• **Your goal**:
Filter the data for lines with the word "this", then copy every line so identified.

Rows from a dataset of charts and code
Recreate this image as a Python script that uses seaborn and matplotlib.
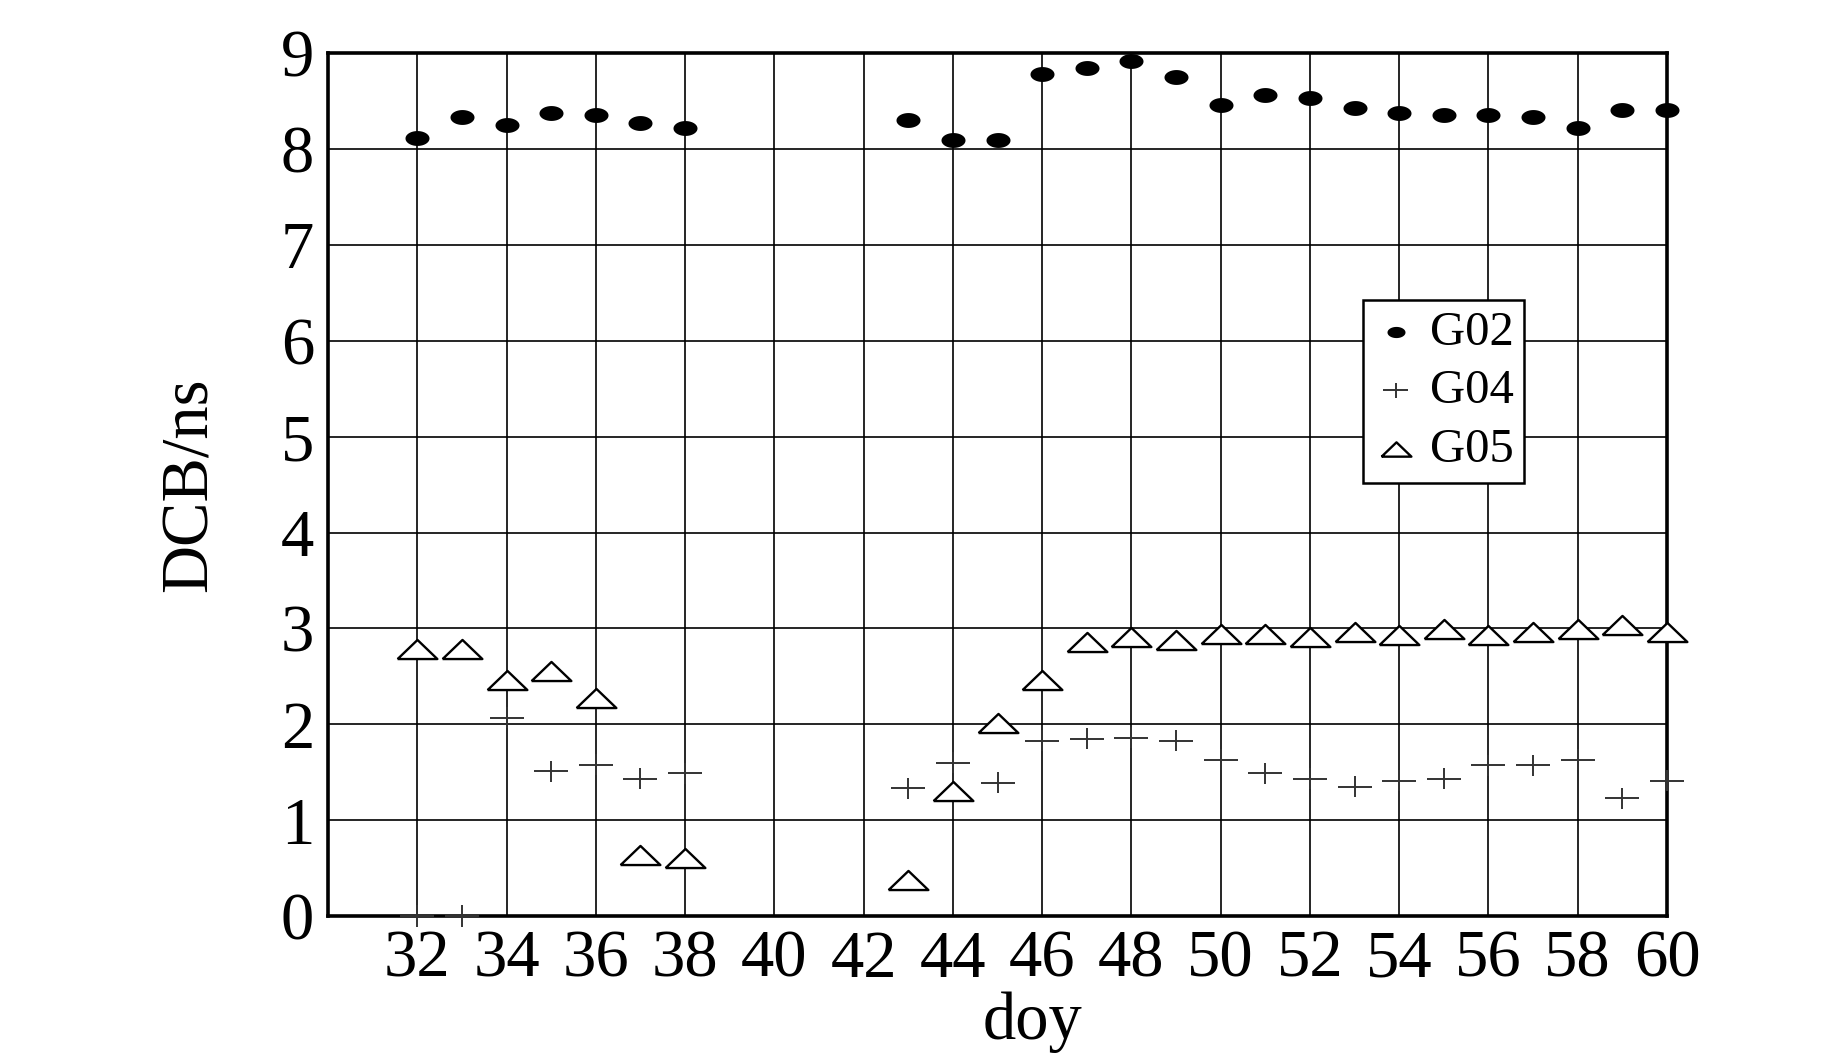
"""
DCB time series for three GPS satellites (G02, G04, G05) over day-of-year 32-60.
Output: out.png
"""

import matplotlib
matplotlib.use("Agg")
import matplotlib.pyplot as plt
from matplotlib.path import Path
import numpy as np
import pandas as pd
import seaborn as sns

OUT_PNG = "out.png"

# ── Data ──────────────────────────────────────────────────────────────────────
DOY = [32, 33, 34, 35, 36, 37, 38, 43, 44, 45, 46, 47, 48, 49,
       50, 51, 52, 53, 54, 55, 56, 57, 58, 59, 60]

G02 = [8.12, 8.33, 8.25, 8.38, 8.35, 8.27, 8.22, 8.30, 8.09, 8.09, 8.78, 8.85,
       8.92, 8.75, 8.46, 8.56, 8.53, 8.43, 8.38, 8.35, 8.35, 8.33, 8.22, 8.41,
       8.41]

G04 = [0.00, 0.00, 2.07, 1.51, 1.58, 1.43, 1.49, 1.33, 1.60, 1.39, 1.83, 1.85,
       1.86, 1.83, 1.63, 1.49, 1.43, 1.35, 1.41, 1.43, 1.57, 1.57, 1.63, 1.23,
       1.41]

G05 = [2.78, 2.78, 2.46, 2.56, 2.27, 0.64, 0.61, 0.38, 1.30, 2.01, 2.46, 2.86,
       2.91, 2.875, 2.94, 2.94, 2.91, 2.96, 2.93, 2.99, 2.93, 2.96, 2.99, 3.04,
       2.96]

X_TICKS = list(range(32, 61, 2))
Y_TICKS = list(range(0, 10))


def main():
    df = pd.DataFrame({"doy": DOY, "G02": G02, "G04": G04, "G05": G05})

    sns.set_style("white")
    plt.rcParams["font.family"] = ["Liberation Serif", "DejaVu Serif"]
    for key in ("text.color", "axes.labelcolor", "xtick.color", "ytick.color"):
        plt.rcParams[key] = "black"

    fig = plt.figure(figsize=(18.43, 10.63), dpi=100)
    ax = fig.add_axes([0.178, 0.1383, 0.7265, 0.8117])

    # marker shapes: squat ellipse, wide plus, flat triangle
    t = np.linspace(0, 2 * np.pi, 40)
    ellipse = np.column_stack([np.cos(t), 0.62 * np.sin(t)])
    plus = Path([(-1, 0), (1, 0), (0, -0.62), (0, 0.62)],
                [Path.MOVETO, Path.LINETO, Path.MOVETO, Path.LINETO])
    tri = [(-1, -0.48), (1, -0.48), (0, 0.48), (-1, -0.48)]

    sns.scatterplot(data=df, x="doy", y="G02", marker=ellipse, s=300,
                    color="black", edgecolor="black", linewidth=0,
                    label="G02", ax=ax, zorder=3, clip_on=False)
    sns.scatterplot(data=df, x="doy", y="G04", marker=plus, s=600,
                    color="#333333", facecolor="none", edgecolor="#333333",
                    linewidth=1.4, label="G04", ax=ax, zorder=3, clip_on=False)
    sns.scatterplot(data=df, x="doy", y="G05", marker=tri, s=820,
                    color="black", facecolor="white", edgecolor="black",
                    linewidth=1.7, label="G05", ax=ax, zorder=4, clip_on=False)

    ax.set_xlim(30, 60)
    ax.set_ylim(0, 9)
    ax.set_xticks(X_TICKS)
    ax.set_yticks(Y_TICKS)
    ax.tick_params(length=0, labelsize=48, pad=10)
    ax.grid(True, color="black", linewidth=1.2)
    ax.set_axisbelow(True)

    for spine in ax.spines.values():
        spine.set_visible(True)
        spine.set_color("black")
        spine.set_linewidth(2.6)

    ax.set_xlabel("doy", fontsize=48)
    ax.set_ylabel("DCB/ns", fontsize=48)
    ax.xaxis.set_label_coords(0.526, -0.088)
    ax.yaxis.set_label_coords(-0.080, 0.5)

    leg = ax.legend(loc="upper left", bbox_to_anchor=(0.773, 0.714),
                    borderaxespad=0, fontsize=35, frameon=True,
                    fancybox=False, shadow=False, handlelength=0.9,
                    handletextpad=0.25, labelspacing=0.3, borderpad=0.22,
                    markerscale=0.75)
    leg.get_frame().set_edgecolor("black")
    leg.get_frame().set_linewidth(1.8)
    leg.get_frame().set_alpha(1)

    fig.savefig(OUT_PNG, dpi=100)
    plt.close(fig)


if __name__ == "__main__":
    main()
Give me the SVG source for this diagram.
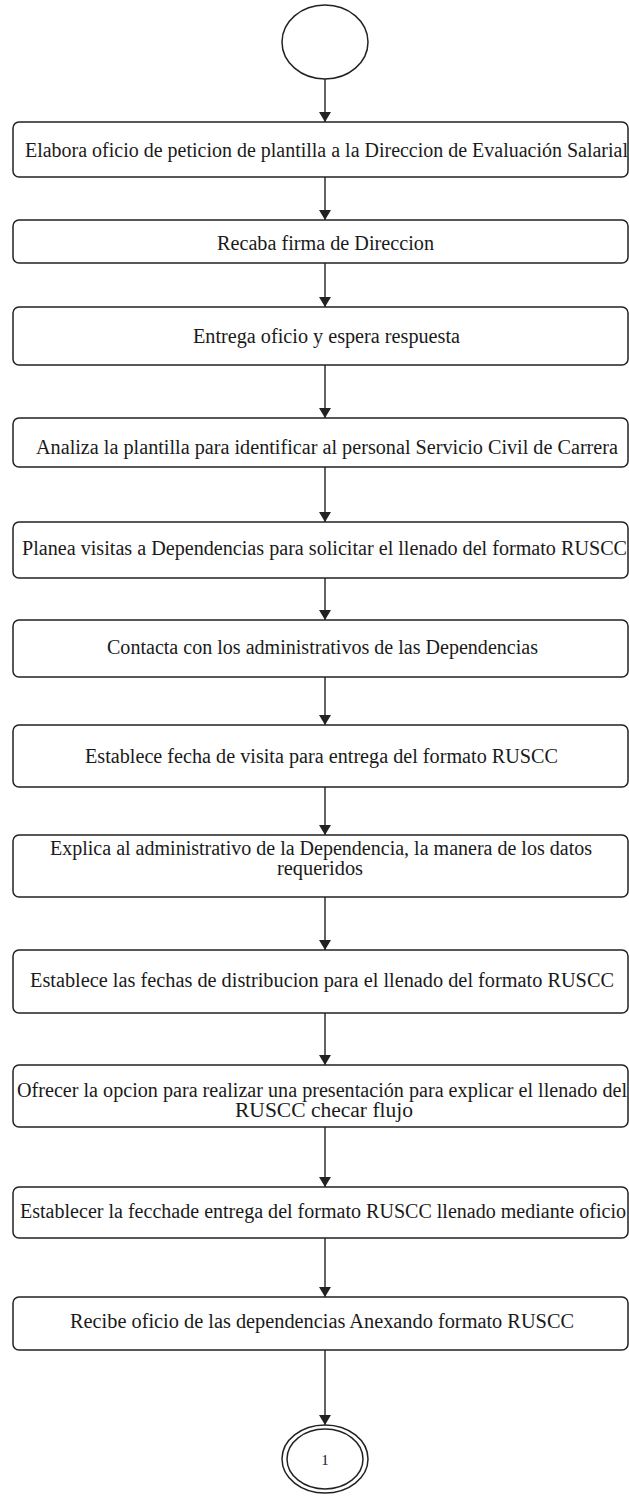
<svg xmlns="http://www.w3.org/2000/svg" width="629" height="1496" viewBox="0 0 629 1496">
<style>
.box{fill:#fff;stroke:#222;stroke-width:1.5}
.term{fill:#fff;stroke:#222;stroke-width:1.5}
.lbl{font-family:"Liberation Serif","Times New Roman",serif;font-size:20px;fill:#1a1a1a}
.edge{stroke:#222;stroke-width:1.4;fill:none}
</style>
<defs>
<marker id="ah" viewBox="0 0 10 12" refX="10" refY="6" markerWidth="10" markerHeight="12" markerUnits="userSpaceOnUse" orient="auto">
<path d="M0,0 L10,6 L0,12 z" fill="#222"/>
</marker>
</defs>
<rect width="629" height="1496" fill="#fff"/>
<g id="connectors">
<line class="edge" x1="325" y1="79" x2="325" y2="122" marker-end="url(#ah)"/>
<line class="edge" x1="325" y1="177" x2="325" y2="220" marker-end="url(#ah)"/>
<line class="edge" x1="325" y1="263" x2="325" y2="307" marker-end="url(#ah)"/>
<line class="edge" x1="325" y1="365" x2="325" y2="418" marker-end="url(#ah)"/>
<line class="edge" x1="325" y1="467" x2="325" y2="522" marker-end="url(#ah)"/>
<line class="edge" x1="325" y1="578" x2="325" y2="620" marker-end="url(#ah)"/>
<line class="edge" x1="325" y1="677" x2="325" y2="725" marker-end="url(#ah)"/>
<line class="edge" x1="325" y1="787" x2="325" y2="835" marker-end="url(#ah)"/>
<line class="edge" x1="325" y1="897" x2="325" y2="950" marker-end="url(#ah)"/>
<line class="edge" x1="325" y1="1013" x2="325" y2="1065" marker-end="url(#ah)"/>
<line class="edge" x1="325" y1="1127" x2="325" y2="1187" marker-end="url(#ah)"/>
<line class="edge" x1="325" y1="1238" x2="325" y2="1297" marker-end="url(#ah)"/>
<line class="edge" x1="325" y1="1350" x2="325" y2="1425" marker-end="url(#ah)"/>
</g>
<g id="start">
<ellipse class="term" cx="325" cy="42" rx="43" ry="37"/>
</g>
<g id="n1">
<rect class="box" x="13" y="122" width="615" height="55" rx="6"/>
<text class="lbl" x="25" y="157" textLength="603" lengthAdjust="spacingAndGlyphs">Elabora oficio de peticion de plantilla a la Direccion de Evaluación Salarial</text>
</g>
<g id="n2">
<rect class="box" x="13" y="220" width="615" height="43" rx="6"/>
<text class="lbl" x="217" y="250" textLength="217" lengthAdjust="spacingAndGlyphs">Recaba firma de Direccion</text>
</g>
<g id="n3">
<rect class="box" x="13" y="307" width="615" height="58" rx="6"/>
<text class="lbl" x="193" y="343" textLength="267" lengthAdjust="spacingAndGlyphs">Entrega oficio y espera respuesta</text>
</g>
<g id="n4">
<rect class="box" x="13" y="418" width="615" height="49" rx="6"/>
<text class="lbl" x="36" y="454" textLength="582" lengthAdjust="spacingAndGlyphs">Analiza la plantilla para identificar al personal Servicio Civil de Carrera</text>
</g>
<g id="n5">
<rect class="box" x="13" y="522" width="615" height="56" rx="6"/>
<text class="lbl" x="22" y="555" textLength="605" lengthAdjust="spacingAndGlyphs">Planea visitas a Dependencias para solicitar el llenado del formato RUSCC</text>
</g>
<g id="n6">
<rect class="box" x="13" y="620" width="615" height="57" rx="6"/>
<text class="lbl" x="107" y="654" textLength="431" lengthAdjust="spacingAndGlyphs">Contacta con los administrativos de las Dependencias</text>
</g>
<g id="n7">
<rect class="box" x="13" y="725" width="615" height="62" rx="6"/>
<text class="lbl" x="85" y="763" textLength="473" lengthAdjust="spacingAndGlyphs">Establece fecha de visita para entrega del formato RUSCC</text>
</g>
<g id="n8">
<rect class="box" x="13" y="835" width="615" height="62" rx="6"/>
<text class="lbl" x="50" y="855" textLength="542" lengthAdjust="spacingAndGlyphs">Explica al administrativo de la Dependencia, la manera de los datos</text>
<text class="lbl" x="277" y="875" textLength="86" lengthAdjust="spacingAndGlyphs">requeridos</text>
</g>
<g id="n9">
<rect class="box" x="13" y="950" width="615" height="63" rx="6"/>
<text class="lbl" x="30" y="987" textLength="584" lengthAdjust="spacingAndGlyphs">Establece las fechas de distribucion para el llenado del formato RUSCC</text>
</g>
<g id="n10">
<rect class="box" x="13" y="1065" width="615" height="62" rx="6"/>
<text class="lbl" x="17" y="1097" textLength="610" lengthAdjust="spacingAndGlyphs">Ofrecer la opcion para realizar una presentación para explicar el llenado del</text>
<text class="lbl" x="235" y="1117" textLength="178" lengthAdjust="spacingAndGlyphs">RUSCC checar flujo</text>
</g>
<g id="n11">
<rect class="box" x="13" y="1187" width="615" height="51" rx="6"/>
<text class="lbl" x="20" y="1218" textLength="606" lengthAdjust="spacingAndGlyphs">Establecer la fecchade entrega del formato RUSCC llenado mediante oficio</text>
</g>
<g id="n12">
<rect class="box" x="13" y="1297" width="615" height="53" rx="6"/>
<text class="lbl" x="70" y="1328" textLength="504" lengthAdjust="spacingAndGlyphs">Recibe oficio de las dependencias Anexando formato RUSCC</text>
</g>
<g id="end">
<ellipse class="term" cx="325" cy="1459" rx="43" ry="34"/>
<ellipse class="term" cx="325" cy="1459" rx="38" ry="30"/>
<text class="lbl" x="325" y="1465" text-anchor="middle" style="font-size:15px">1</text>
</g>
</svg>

• **Result of the task**:
Recreate this image as a Python script that uses seaborn and matplotlib.
Give me the SVG source for this diagram.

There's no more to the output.